The need for reform in the region, Mr. Pazitny said, is obvious. Statistics from the Organization for Economic Cooperation and Development show that the Czech, Slovak and Hungarian health care systems rank at or near the bottom of all member countries in life expectancy, as well as mortality rates for strokes, heart disease and cancer.
The Czech government was receptive to the Health Policy Institute’s input and even employs another of Mr. Pazitny’s partners in Prague. But the members of the opposition would prefer that their former countrymen left them — and their health care system — alone.
“I would understand if these Slovak boys would do it as a paper for their seminar at university, but here they are introducing it into real life,” said Michal Hasek, leader of the Social Democratic caucus, the largest opposition party in Parliament.
The Czech Constitution says that “citizens have on the basis of public insurance the right to free medical care and free medical aids under the conditions defined by the law.” The new payments were not only unconstitutional, according to Mr. Hasek, but also causing real pain in some segments of the population. Opponents and the local tabloid news media have made premature babies in incubators, whose parents must pay the hospital fees, into symbols of the new system.
Experts disagree on whether upfront fees to discourage doctors’ visits are a good idea from a public health perspective, and even question whether they create much in the way of savings for the overall health care system. “Most expensive, unnecessary services are not asked for by patients, but suggested by the physicians just to generate more revenue and more income for them,” said Peter Gaal, professor of health policy at Semmelweis University in Budapest.

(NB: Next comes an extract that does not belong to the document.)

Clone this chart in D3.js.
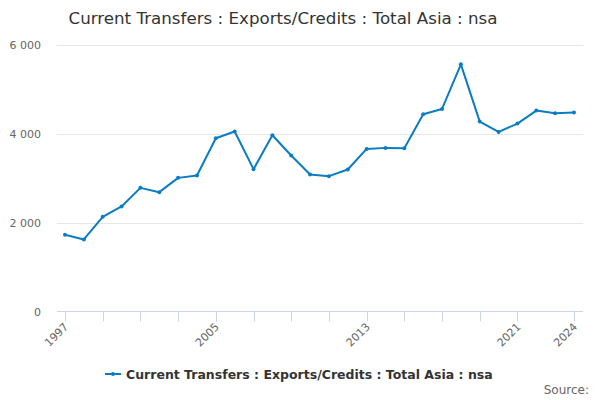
<!DOCTYPE html>
<html><head><meta charset="utf-8">
<script src="https://cdn.jsdelivr.net/npm/d3@7"></script>
<style>body{margin:0;background:#fff}svg{display:block;font-family:"DejaVu Sans",sans-serif}</style>
</head><body>
<svg id="c" width="600" height="400"></svg>
<script>
const years = [1997,1998,1999,2000,2001,2002,2003,2004,2005,2006,2007,2008,2009,2010,2011,2012,2013,2014,2015,2016,2017,2018,2019,2020,2021,2022,2023,2024];
const values = [1729,1625,2134,2368,2787,2690,3012,3066,3905,4056,3208,3973,3516,3088,3050,3200,3665,3688,3680,4446,4566,5571,4281,4048,4236,4529,4468,4484];
const yTicks = [0,2000,4000,6000];
const xTicks = [1997,1999,2001,2003,2005,2007,2009,2011,2013,2015,2017,2019,2021,2024];
const xLabels = [1997,2005,2013,2021,2024];
const title = "Current Transfers : Exports/Credits : Total Asia : nsa";
const seriesName = "Current Transfers : Exports/Credits : Total Asia : nsa";
const sourceText = "Source:";

const svg = d3.select("#c");
const color = "#0a7dc2";
const plotL = 57, plotR = 583;
const x = d3.scaleLinear().domain([1997,2024]).range([65,574]);
const y = d3.scaleLinear().domain([0,6000]).range([311.5,45.3]);
const fmt = v => d3.format(",")(v).replace(/,/g," ");

svg.append("text").attr("x",283).attr("y",24).attr("text-anchor","middle")
  .attr("font-size",16.7).attr("fill","#333").text(title);

// grid
svg.append("g").selectAll("line").data(yTicks.filter(d=>d>0)).join("line")
  .attr("x1",plotL).attr("x2",plotR).attr("y1",d=>Math.round(y(d))+0.5).attr("y2",d=>Math.round(y(d))+0.5)
  .attr("stroke","#e6e6e6");
// y labels
svg.append("g").selectAll("text").data(yTicks).join("text")
  .attr("x",41).attr("y",d=>y(d)+4).attr("text-anchor","end")
  .attr("font-size",11).attr("fill","#666").text(fmt);

// x axis
const xa = svg.append("g").attr("transform","translate(0,311.5)");
xa.append("line").attr("x1",plotL).attr("x2",plotR).attr("stroke","#ccd6eb");
xa.selectAll(".t").data(xTicks).join("line").attr("class","t")
  .attr("x1",d=>Math.round(x(d))+0.5).attr("x2",d=>Math.round(x(d))+0.5).attr("y1",0).attr("y2",10)
  .attr("stroke","#ccd6eb");
xa.selectAll("text").data(xLabels).join("text")
  .attr("transform",d=>`translate(${x(d)+4},${16}) rotate(-45)`)
  .attr("text-anchor","end").attr("font-size",11).attr("fill","#666").text(d=>d);

// line
const line = d3.line().x((d,i)=>x(years[i])).y(d=>y(d));
svg.append("path").datum(values).attr("d",line).attr("fill","none")
  .attr("stroke",color).attr("stroke-width",2).attr("stroke-linejoin","round");
svg.append("g").selectAll("circle").data(values).join("circle")
  .attr("cx",(d,i)=>x(years[i])).attr("cy",d=>y(d)).attr("r",2).attr("fill",color);

// legend
const lg = svg.append("g");
lg.append("line").attr("x1",105).attr("x2",121).attr("y1",374).attr("y2",374).attr("stroke",color).attr("stroke-width",2);
lg.append("circle").attr("cx",113).attr("cy",374).attr("r",2).attr("fill",color);
lg.append("text").attr("x",126).attr("y",378.5).attr("font-size",12.5).attr("font-weight","bold").attr("fill","#333").text(seriesName);

svg.append("text").attr("x",589).attr("y",394).attr("text-anchor","end")
  .attr("font-size",12).attr("fill","#666").text(sourceText);
</script>
</body></html>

The fees here, $1.85 for a prescription as well as a doctor’s visit, and twice that for a day in the hospital, are clearly having an effect on Czech behavior. The Health Ministry said the number of prescriptions fell 40 percent in the first quarter, though some of that may have been a result of stockpiling at the end of last year. The government estimated that public insurers had saved more than $100 million in the first quarter compared with the previous year, while providers collected $62 million in fees.
“We try to take out some of the costs that people can pay for themselves from the health care system,” said Tomas Julinek, the Czech health minister, in an interview in his office last week. But there is a cap on payments, set at just over $300 for the year, which Mr. Julinek said would also protect the seriously ill.
Several chronically ill patients said that they were not sure how the cap would work, or exactly which costs would be included. “So far, I see the negatives and I experience the negatives,” said Lenka Vondrackova, a multiple sclerosis patient struggling to get by with her husband and two teenage sons on about $1,200 a month, a combination of his salary and her disability benefits.
They live crammed into a tiny apartment in a Communist-era apartment building in Cerny Most, a neighborhood in the far eastern part of Prague. Her regimen of medications requires five pills in the morning, a nasal spray once a day and three more pills in the evening, along with a shot administered by her husband or one of her sons. Before the reforms, they were able to save a little each month. “Now everything that’s left is taken up by the fees,” said her husband, Pavel.
“I believe that in the future it will become evident that there will be more money for better equipment and medication,” she said, wishing in particular for pills that could take the place of the painful injection she dreaded each night. “If it works out,” she added, looking away, torn between skepticism and hope.